Exercise objective:
Leave the pictures out and retype the lines from the beginning through the line with "from bokeh.resources import INLINE", both ends included.

Material provided:
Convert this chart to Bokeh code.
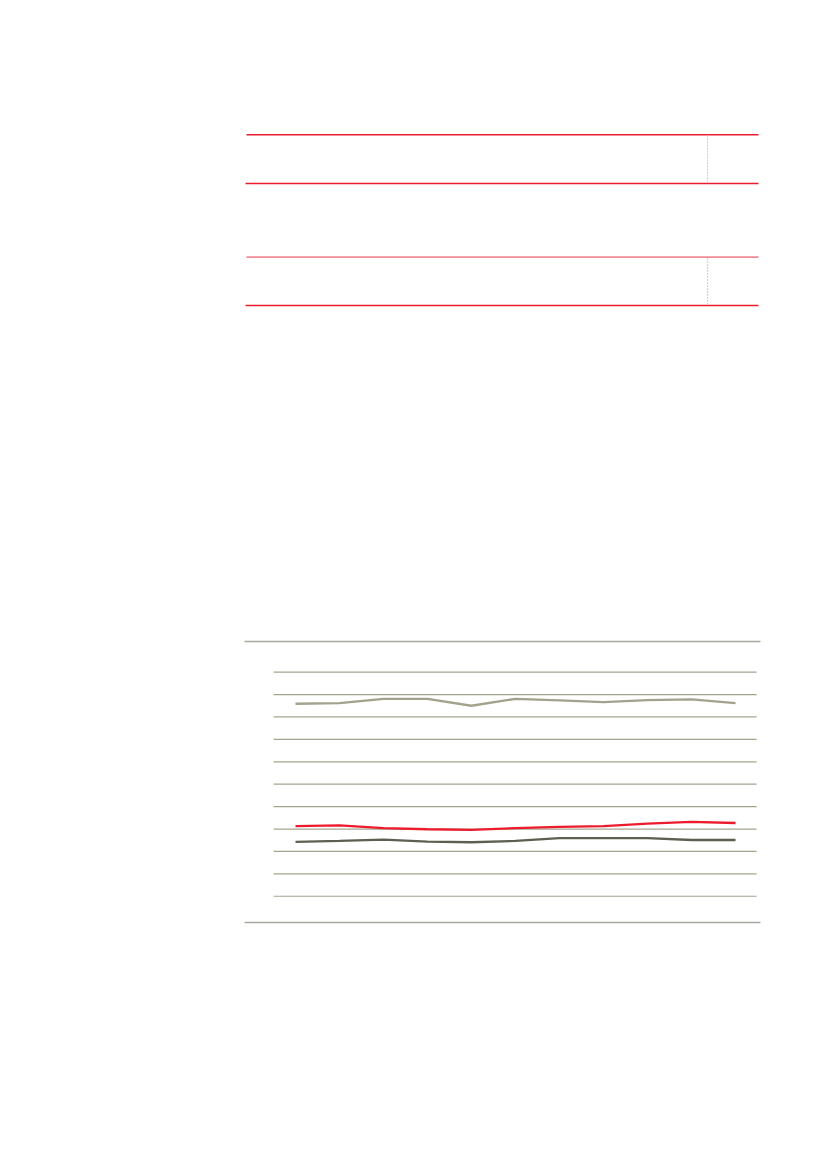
from bokeh.plotting import figure
from bokeh.models import Range1d, LinearAxis
from bokeh.layouts import column
from bokeh.embed import file_html
from bokeh.resources import INLINE

# ---- data (no labels are printed in the original) ----
periods = [0, 1, 2, 3, 4, 5, 6, 7, 8, 9, 10]
series_gray = [8.59, 8.62, 8.81, 8.81, 8.50, 8.81, 8.74, 8.66, 8.75, 8.78, 8.62]
series_red = [3.13, 3.16, 3.04, 2.99, 2.96, 3.04, 3.10, 3.13, 3.24, 3.32, 3.27]
series_dark = [2.43, 2.47, 2.53, 2.44, 2.41, 2.47, 2.59, 2.59, 2.59, 2.51, 2.51]
grid_values = [0, 1, 2, 3, 4, 5, 6, 7, 8, 9, 10]

# ---- styles ----
RED = "#EC1C2E"
LIGHT_RED = "#F08A94"
PINK = "#F6C2C8"
GRID = "#A5A58F"
BORDER = "#A9A9A2"
C_GRAY = "#A2A28D"
C_DARK = "#5C6051"

W = 827
FL, FR = 244, 760          # frame left / right (page px)
TOP_H = 320

# ---- top figure: table rules (page coordinates) ----
top = figure(width=W, height=TOP_H, output_backend="svg", toolbar_location=None,
             x_range=Range1d(FL, FR), y_range=Range1d(TOP_H, 0),
             x_axis_location=None, y_axis_location=None,
             min_border_left=FL, min_border_right=W - FR,
             min_border_top=0, min_border_bottom=0)
top.grid.visible = False
top.outline_line_color = None
top.background_fill_color = "white"
top.border_fill_color = "white"

top.segment(x0=[246, 245, 246, 245], x1=[758, 758, 758, 758],
            y0=[134.3, 183.0, 256.7, 305.0], y1=[134.3, 183.0, 256.7, 305.0],
            line_color=[RED, RED, LIGHT_RED, RED], line_width=[1.5, 1.5, 1.8, 1.5])
top.segment(x0=[707, 707], x1=[707, 707], y0=[135, 257.5], y1=[182.5, 304.5],
            line_color=PINK, line_width=1.2, line_dash="2 1")

# ---- chart figure ----
ch = figure(width=W, height=652, output_backend="svg", toolbar_location=None,
            x_range=Range1d(-1.159, 10.568), y_range=Range1d(-1.17, 11.366),
            x_axis_location=None, y_axis_location=None,
            min_border_left=FL, min_border_right=W - FR,
            min_border_top=641 - TOP_H, min_border_bottom=50)
ch.grid.visible = False
ch.outline_line_color = None
ch.background_fill_color = "white"
ch.border_fill_color = "white"

for loc in ("above", "below"):
    ax = LinearAxis(axis_line_color=BORDER, axis_line_width=1.6,
                    major_tick_line_color=None, minor_tick_line_color=None,
                    major_label_text_color=None, major_label_text_font_size="1px",
                    major_label_standoff=0)
    ch.add_layout(ax, loc)

gx0 = periods[0] - 0.5
gx1 = periods[-1] + 0.48
ch.segment(x0=[gx0] * len(grid_values), x1=[gx1] * len(grid_values),
           y0=grid_values, y1=grid_values, line_color=GRID, line_width=1.2)

ch.line(periods, series_gray, line_color=C_GRAY, line_width=2.3)
ch.line(periods, series_red, line_color=RED, line_width=2.3)
ch.line(periods, series_dark, line_color=C_DARK, line_width=2.3)

layout = column(top, ch, spacing=0)

with open("out.html", "w") as f:
    f.write(file_html(layout, INLINE))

Exercise response:
Convert this chart to Bokeh code.
from bokeh.plotting import figure
from bokeh.models import Range1d, LinearAxis
from bokeh.layouts import column
from bokeh.embed import file_html
from bokeh.resources import INLINE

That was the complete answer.